-- Source data --
[start]

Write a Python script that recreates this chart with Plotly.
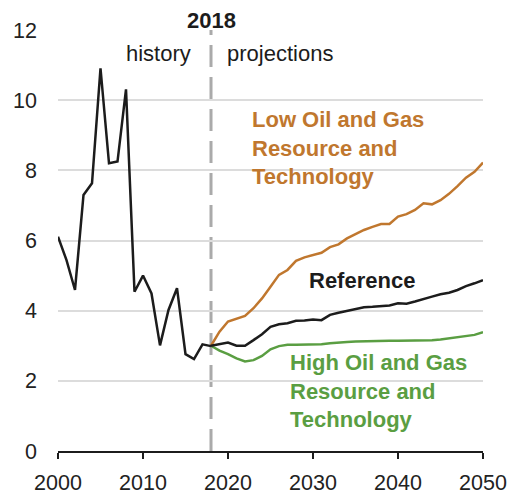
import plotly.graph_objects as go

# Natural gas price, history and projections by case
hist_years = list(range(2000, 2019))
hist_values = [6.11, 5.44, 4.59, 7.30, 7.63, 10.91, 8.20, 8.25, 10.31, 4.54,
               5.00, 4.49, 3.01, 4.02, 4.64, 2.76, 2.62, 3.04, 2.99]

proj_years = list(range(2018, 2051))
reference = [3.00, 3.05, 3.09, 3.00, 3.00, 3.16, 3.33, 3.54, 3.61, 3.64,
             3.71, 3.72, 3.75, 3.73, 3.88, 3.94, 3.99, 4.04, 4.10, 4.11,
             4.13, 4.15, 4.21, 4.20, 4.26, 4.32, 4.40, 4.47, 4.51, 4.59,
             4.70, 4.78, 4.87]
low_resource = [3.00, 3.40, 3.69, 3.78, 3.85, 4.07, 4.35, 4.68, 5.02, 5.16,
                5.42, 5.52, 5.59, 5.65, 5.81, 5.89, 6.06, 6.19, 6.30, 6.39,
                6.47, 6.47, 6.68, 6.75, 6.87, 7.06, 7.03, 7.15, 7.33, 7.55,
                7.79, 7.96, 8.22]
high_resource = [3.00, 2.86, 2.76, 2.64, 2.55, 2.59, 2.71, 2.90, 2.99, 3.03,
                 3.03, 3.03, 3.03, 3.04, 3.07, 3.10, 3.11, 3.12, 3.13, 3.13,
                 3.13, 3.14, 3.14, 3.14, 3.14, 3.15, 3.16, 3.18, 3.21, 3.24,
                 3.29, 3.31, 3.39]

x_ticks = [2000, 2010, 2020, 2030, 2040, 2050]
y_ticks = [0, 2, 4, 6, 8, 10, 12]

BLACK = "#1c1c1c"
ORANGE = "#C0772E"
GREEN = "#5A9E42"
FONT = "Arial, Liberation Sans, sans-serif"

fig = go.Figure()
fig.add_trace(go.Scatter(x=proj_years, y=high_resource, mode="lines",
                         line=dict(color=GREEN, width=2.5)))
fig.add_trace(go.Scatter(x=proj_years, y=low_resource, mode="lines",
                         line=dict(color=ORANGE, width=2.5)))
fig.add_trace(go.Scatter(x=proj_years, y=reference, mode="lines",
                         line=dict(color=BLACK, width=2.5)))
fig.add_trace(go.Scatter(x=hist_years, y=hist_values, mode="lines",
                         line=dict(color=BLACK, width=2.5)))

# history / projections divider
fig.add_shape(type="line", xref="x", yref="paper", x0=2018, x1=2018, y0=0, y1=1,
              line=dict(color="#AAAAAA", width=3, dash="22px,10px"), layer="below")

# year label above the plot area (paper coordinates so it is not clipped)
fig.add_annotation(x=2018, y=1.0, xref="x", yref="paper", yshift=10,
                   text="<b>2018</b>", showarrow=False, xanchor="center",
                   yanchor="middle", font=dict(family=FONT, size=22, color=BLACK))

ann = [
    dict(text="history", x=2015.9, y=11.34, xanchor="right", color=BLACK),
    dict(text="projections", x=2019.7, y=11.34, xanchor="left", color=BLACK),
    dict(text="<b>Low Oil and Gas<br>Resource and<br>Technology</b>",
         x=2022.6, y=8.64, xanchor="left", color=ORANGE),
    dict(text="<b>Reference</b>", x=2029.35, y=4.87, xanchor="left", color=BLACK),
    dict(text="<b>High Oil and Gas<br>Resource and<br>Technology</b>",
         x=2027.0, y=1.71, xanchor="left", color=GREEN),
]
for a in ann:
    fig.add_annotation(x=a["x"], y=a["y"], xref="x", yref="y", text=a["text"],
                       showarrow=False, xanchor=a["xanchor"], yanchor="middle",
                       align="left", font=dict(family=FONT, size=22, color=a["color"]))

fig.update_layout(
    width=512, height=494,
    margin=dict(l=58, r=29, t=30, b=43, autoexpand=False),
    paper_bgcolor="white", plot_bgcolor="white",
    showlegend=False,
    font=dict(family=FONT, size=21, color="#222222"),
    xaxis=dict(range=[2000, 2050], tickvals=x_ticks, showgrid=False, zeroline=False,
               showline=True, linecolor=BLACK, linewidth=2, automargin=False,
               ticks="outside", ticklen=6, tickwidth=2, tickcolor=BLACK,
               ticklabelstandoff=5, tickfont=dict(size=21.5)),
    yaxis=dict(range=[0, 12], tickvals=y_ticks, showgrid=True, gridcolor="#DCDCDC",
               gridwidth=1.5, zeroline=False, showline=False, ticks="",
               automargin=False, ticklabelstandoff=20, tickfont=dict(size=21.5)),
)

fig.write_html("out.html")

[end]

-- Exercise description --
Quote, please, every line of the material above from its start through the line that has "5.00, 4.49, 3.01, 4.02, 4.64, 2.76, 2.62, 3.04, 2.99]", reproducing the words exactly and dropping any images.

-- Result below --
Write a Python script that recreates this chart with Plotly.
import plotly.graph_objects as go

# Natural gas price, history and projections by case
hist_years = list(range(2000, 2019))
hist_values = [6.11, 5.44, 4.59, 7.30, 7.63, 10.91, 8.20, 8.25, 10.31, 4.54,
               5.00, 4.49, 3.01, 4.02, 4.64, 2.76, 2.62, 3.04, 2.99]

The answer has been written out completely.